Robert Coote has a few dastardly moments as a gentlemanly villain, but the rest is the shits. Madlyn Rhue is terribly unconvincing as an Indian woman (though she’s not the only one who looks like a ‘ringer’ to me), Ricky Cordell is both incompetent and irritating as her cutesy son (it’s a truly awful performance), and Charles Horvath is a poor man’s Jack Palance as the underused villain of the piece. And wait ‘til you get a load of his orange robe wearing henchmen. What the hell was up with those guys? All the cultural and spiritual nonsense about karma and such was probably a bit too simplistic even for the time and is now insufferably twee and silly (The boy’s uncle is reincarnated as a cricket?
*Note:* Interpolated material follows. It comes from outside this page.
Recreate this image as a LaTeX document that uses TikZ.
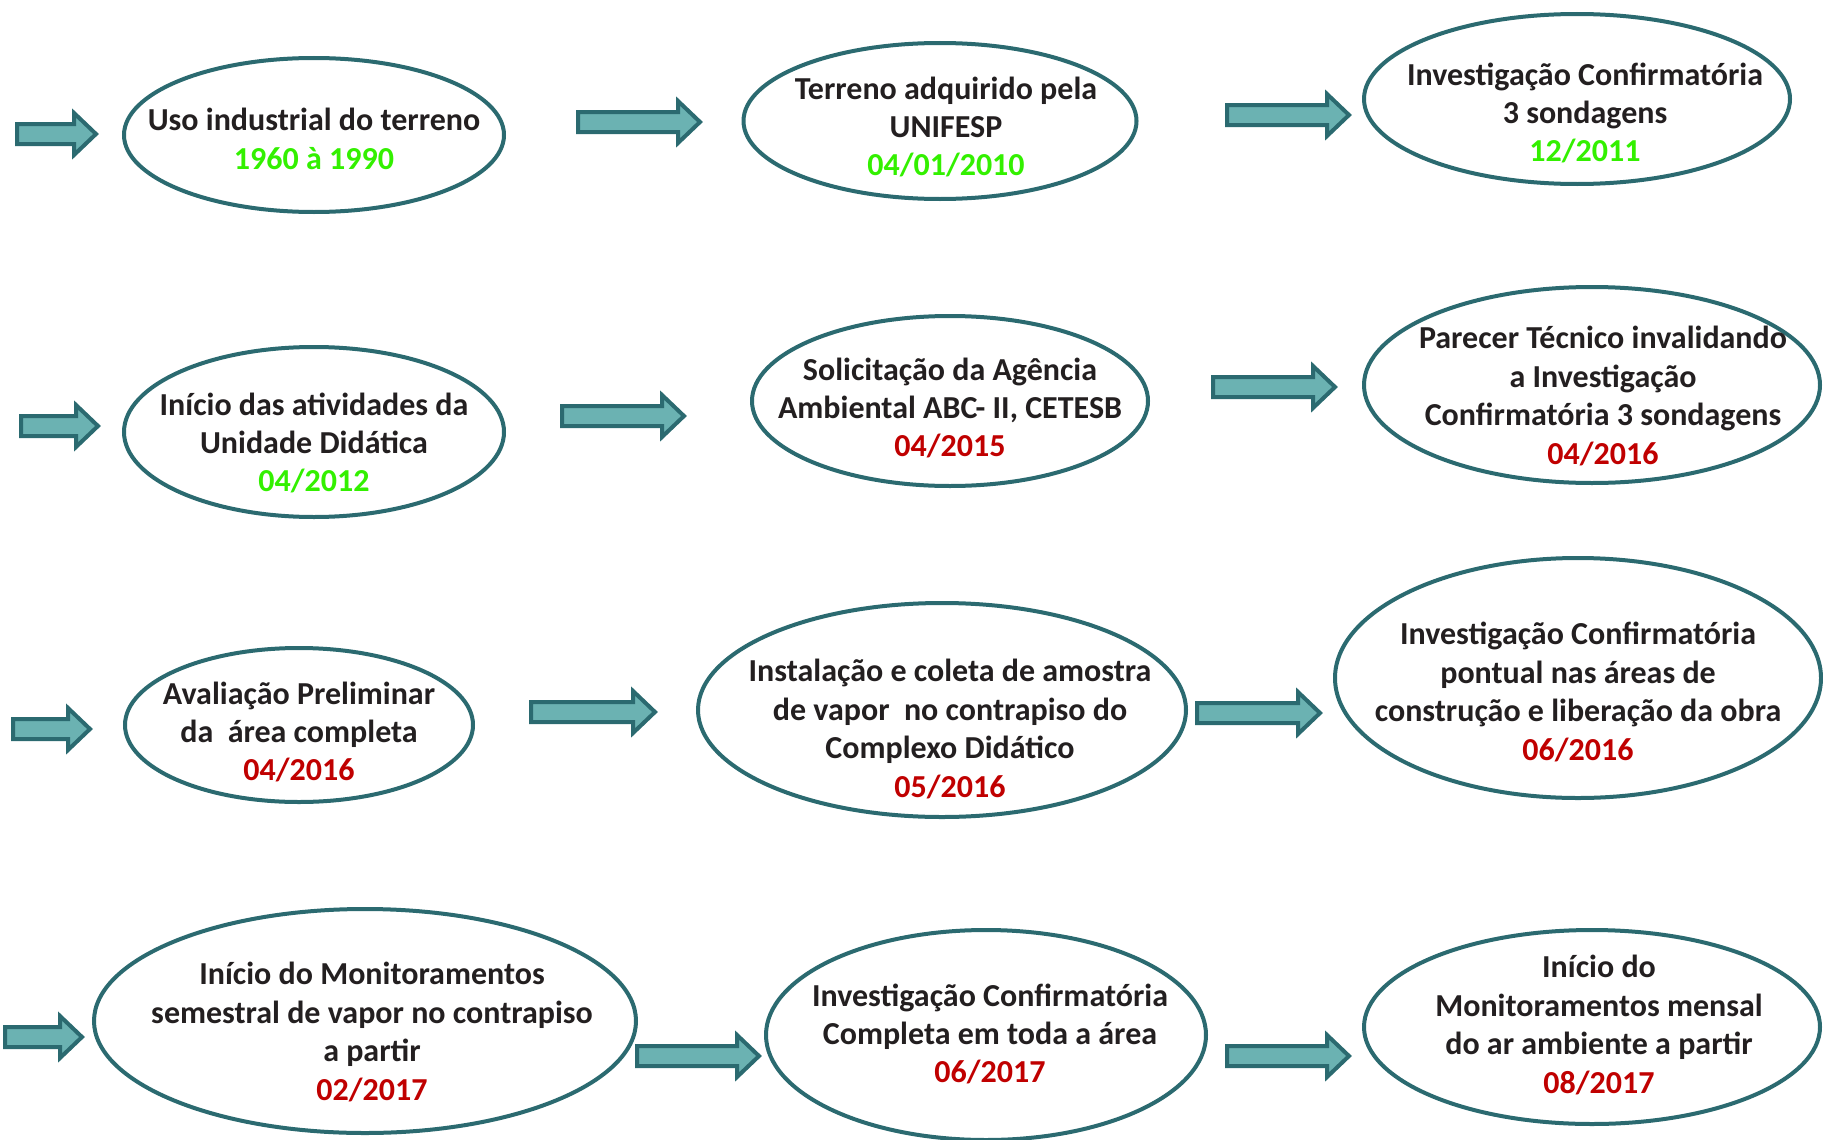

Really?).

 

Also known under the (absurd) title “Year of the Cricket”, the film isn’t convincing and never really engages. Filmed in Bombay, it looks pretty cheaply made despite nice scenery, and has some pretty poor dubbing at times. Based on a story by Mary P. Murray, the screenplay for this rather second-rate feature is by Robert L. Richards (“Act of Violence” with Van Heflin, and the popular “Winchester ‘73”) and Harold Clemins. It’s not hard to see why this one has largely been forgotten, even by B-movie standards.